Liberal internationalists point to the failure of international institutions — particularly the UNSC — to manage the crisis. The paralysis of collective security mechanisms validates the liberal concern that, without effective institutions, the international system reverts to competitive self-help.

Constructivism

Identity Narratives

Constructivists emphasise how identity, ideology, and narrative shape state behaviour. The Israel–Iran rivalry is not reducible to material interests alone; it is sustained by competing civilisational, religious, and national narratives that define each side’s understanding of its security and purpose.

Ethics

Just War Theory

The doctrine of just war — jus ad bellum (right to go to war) and jus in bello (conduct in war) — provides a framework for evaluating the moral legitimacy of the actions taken by all parties.
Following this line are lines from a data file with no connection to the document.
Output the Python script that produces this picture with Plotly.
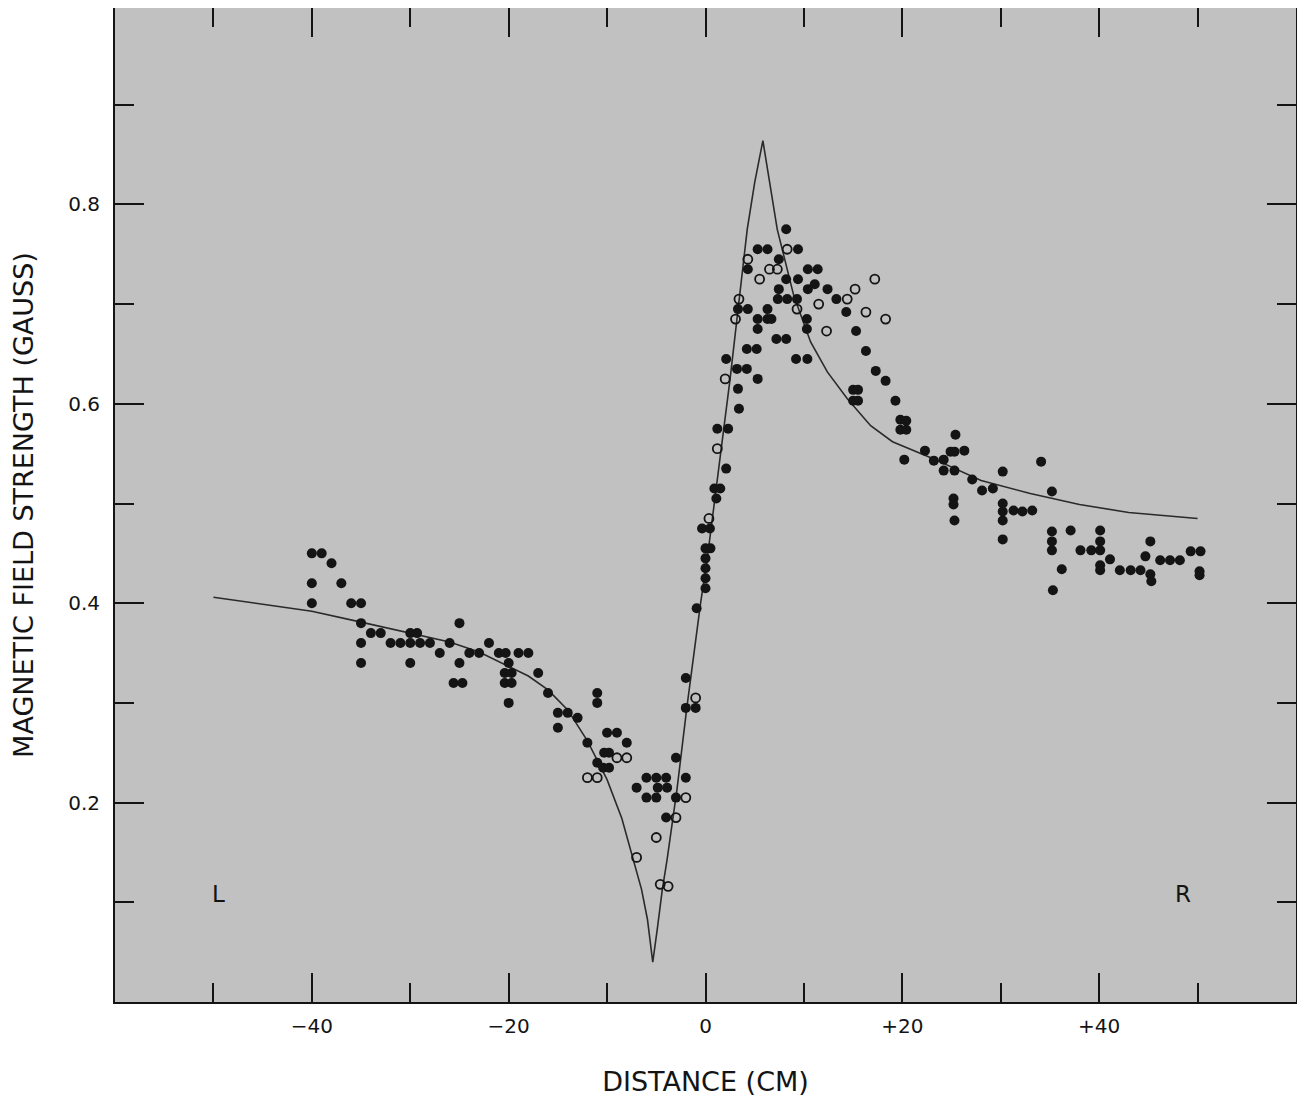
import plotly.graph_objects as go

# ---- data ----
filled_x = [-40, -39, -38, -40, -37, -40, -36, -35, -35, -35, -35, -34, -33, -32, -31, -30, -29.3, -30, -29, -30,
            -28, -27, -26, -25, -25, -25.6, -24.7, -24, -23, -22, -21, -20.3, -20, -20.4, -19.7, -20.4, -19.7, -20,
            -19, -18, -17, -16, -15, -15, -14, -13,
            -11, -11, -12, -10, -9, -8, -10.3, -9.8, -11, -10.4, -9.8, -6, -5, -4, -2, -7, -4.85, -3.9, -6, -5, -3,
            -3, -4, -2, -2, -1, -0.9, 0, 0, 0, 0, 0, 0.5, -0.35, 0.45, 1.1, 0.9, 1.5, 2.1, 1.2, 2.3, 3.4, 3.3, 5.3,
            2.1, 3.2, 4.2, 4.2, 5.2,
            8.2, 5.3, 6.3, 9.4, 7.45, 4.3, 10.4, 11.4, 8.2, 9.4, 7.45, 10.4, 11.1, 12.4, 7.35, 8.3, 9.3, 13.3, 3.3,
            4.3, 6.3, 14.3, 5.3, 6.3, 6.7, 10.3, 5.3, 10.3, 15.3, 7.2, 8.2, 16.3, 9.2, 10.35, 17.3, 18.3, 15.0,
            15.5, 15.0, 15.5, 19.3, 19.8, 20.4, 19.8, 20.4,
            22.3, 20.2, 23.2, 24.2, 24.2, 25.3, 25.4, 24.9, 25.3, 26.3, 25.2, 25.2, 25.3, 27.1, 28.1, 29.2, 30.2,
            30.2, 30.2, 30.2, 30.2, 31.3, 32.2, 33.2, 34.1, 35.2, 35.2, 35.2, 35.2, 35.3, 36.2, 37.1, 38.1, 39.2,
            40.1, 40.1, 40.1, 40.1, 40.1, 41.1, 42.1, 43.2, 44.2, 45.2, 44.7, 45.2, 45.3, 46.2, 47.2, 48.2, 49.3,
            50.3, 50.2, 50.2]
filled_y = [0.45, 0.45, 0.44, 0.42, 0.42, 0.40, 0.40, 0.40, 0.38, 0.36, 0.34, 0.37, 0.37, 0.36, 0.36, 0.37, 0.37,
            0.36, 0.36, 0.34, 0.36, 0.35, 0.36, 0.38, 0.34, 0.32, 0.32, 0.35, 0.35, 0.36, 0.35, 0.35, 0.34, 0.33,
            0.33, 0.32, 0.32, 0.30, 0.35, 0.35, 0.33, 0.31, 0.29, 0.275, 0.29, 0.285,
            0.31, 0.30, 0.26, 0.27, 0.27, 0.26, 0.25, 0.25, 0.24, 0.235, 0.235, 0.225, 0.225, 0.225, 0.225, 0.215,
            0.215, 0.215, 0.205, 0.205, 0.205, 0.245, 0.185, 0.325, 0.295, 0.295, 0.395, 0.415, 0.425, 0.435,
            0.445, 0.455, 0.455, 0.475, 0.475, 0.505, 0.515, 0.515, 0.535, 0.575, 0.575, 0.595, 0.615, 0.625,
            0.645, 0.635, 0.635, 0.655, 0.655,
            0.775, 0.755, 0.755, 0.755, 0.745, 0.735, 0.735, 0.735, 0.725, 0.725, 0.715, 0.715, 0.72, 0.715,
            0.705, 0.705, 0.705, 0.705, 0.695, 0.695, 0.695, 0.692, 0.685, 0.685, 0.685, 0.685, 0.675, 0.675,
            0.673, 0.665, 0.665, 0.653, 0.645, 0.645, 0.633, 0.623, 0.614, 0.614, 0.603, 0.603, 0.603, 0.584,
            0.583, 0.574, 0.574,
            0.553, 0.544, 0.543, 0.544, 0.533, 0.533, 0.569, 0.552, 0.552, 0.553, 0.505, 0.499, 0.483, 0.524,
            0.513, 0.515, 0.532, 0.500, 0.492, 0.483, 0.464, 0.493, 0.492, 0.493, 0.542, 0.512, 0.472, 0.462,
            0.453, 0.413, 0.434, 0.473, 0.453, 0.453, 0.473, 0.462, 0.453, 0.438, 0.433, 0.444, 0.433, 0.433,
            0.433, 0.462, 0.447, 0.429, 0.422, 0.443, 0.443, 0.443, 0.452, 0.452, 0.432, 0.428]

open_x = [-12, -11, -9, -8, -7, -5, -4.6, -3.8, -3, -2, -1, 0.35, 1.2, 2.0, 4.3, 6.5, 7.3, 5.5, 17.2, 15.2,
          3.4, 14.4, 11.5, 9.3, 16.3, 3.05, 18.3, 12.3, 8.3]
open_y = [0.225, 0.225, 0.245, 0.245, 0.145, 0.165, 0.118, 0.116, 0.185, 0.205, 0.305, 0.485, 0.555, 0.625,
          0.745, 0.735, 0.735, 0.725, 0.725, 0.715, 0.705, 0.705, 0.70, 0.695, 0.692, 0.685, 0.685, 0.673, 0.755]

curve_x = [-50, -45, -40, -35, -30, -26, -23, -20, -18, -16, -14, -12, -10, -8.5, -7.3, -6.5, -5.9, -5.36,
           -4.9, -4.4, -3.9, -2.9, -1.9, -0.5, 0.17, 1.86, 2.5, 4.24, 5.0, 5.83,
           6.4, 7.29, 8.98, 10.68, 12.38, 14.41, 16.78, 19.0, 22.9, 28, 33, 38, 43, 50]
curve_y = [0.406, 0.399, 0.392, 0.381, 0.370, 0.361, 0.351, 0.337, 0.327, 0.313, 0.293, 0.262, 0.223, 0.184,
           0.143, 0.113, 0.083, 0.040,
           0.073, 0.112, 0.143, 0.213, 0.295, 0.400, 0.444, 0.575, 0.625, 0.775, 0.822, 0.864,
           0.830, 0.775, 0.708, 0.662, 0.632, 0.605, 0.578, 0.562, 0.546, 0.523, 0.510, 0.499, 0.491, 0.485]

x_major = [-40, -20, 0, 20, 40]
x_major_text = ["\u221240", "\u221220", "0", "+20", "+40"]
x_minor = [-50, -30, -10, 10, 30, 50]
y_major = [0.2, 0.4, 0.6, 0.8]
y_major_text = ["0.2", "0.4", "0.6", "0.8"]
y_minor = [0.1, 0.3, 0.5, 0.7, 0.9]

FONT = "DejaVu Sans, Liberation Sans, sans-serif"
INK = "#141414"

fig = go.Figure()
fig.add_trace(go.Scatter(x=curve_x, y=curve_y, mode="lines",
                         line=dict(color="#2a2a2a", width=1.6), hoverinfo="skip", showlegend=False))
fig.add_trace(go.Scatter(x=filled_x, y=filled_y, mode="markers",
                         marker=dict(symbol="circle", size=10, color=INK, line=dict(width=0)),
                         showlegend=False))
fig.add_trace(go.Scatter(x=open_x, y=open_y, mode="markers",
                         marker=dict(symbol="circle-open", size=9, color=INK, line=dict(width=1.8)),
                         showlegend=False))

axis_common = dict(showgrid=False, zeroline=False, showline=True, linecolor=INK, linewidth=2,
                   ticks="inside", tickcolor=INK, tickwidth=2, ticklen=29, mirror="ticks",
                   automargin=False, tickfont=dict(family=FONT, size=20, color=INK))

fig.update_xaxes(range=[-60, 60], tickvals=x_major, ticktext=x_major_text,
                 minor=dict(tickvals=x_minor, ticks="inside", ticklen=19, tickcolor=INK, tickwidth=2),
                 title=dict(text="DISTANCE (CM)", font=dict(family=FONT, size=27, color=INK), standoff=35),
                 ticklabelstandoff=5, **axis_common)
fig.update_yaxes(range=[0, 0.997], tickvals=y_major, ticktext=y_major_text,
                 minor=dict(tickvals=y_minor, ticks="inside", ticklen=19, tickcolor=INK, tickwidth=2),
                 title=dict(text="MAGNETIC FIELD STRENGTH (GAUSS)", font=dict(family=FONT, size=27, color=INK),
                            standoff=30),
                 ticklabelstandoff=9, **axis_common)

fig.add_annotation(x=-49.5, y=0.108, text="L", showarrow=False, font=dict(family=FONT, size=23, color=INK))
fig.add_annotation(x=48.5, y=0.108, text="R", showarrow=False, font=dict(family=FONT, size=23, color=INK))

# the page body adds an 8 px offset, so margins are set to land the plot frame where the reference has it
fig.update_layout(width=1305, height=1098, margin=dict(l=107, r=17, t=0, b=104),
                  paper_bgcolor="white", plot_bgcolor="#c1c1c1", showlegend=False)

fig.write_html("out.html")
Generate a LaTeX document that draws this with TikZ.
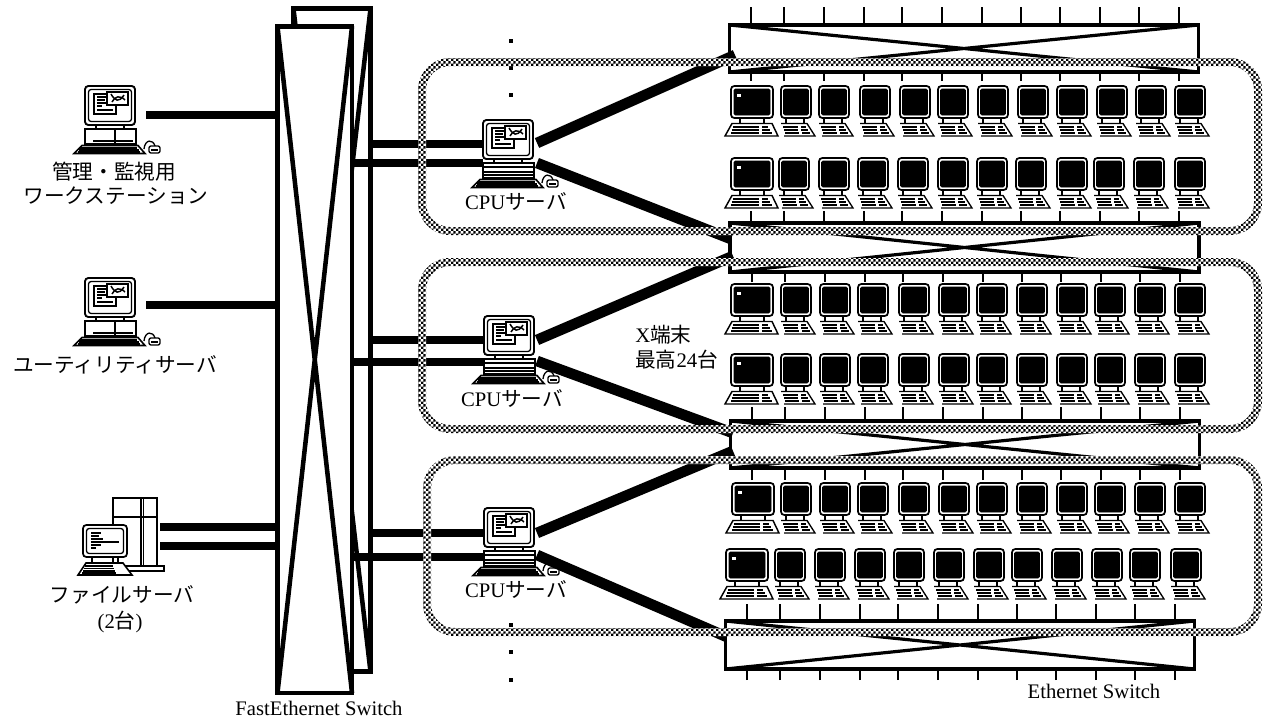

Questions of proportionality, discrimination between combatants and civilians, and the legitimacy of pre-emptive action are central to this analysis.

Section 09

India’s Position

Strategic Priorities

India’s approach to the Israel–Iran–USA crisis is shaped by multiple, sometimes competing, strategic imperatives. India’s position is best understood not as “neutrality” but as strategic autonomy within a multipolar framework — the pursuit of maximum diplomatic flexibility while protecting core national interests.

I
Energy Security
II
Strategic Autonomy
III
Neutral Diplomacy
IV
Diaspora Safety
V
Multipolar Balancing

Energy Security: India is heavily dependent on Middle Eastern oil and gas. Any disruption to supply — particularly through the Strait of Hormuz — would have severe economic consequences. This dependency shapes India’s interest in regional stability and its reluctance to align decisively with any single bloc in the conflict.

Strategic Autonomy: India maintains robust relationships with both Israel (defence technology, intelligence cooperation) and Iran (energy, connectivity through Chabahar port, cultural ties). Aligning firmly with either side would damage a critical bilateral relationship. India’s approach has been to preserve strategic autonomy — maintaining all relationships while committing to none irrevocably.

Neutral Diplomacy: India has consistently called for de-escalation, adherence to international law, and dialogue-based conflict resolution. This stance serves India’s interests while positioning it as a responsible stakeholder in the international order — important for its aspirations to a permanent UNSC seat.

Diaspora Safety: Approximately 8–9 million Indian nationals live and work in the Gulf region. Their safety and the continued flow of remittances (a significant component of India’s balance of payments) are major considerations in India’s diplomatic calculations.

Multipolar Balancing: India’s broader foreign policy objective — advancing a multipolar world order in which it plays a leading role — requires it to engage with all major power centres. India participates in the Quad alongside the US, maintains dialogue with Russia through BRICS and the SCT, and seeks expanded engagement with the Global South. A wider conflict would force difficult choices that India currently has the luxury of deferring.

Section 10

Conclusion — A Historian’s Perspective

The determination of whether a conflict constitutes a “world war” is, ultimately, a historian’s judgement — made retrospectively, on the basis of systemic outcomes rather than initial scale. The First World War was, for its first weeks, a Balkan crisis. The Second World War was, for its first years, a European affair. In both cases, the global character of the conflict became apparent only as its consequences — the redrawing of borders, the collapse of empires, the restructuring of international institutions — unfolded over time.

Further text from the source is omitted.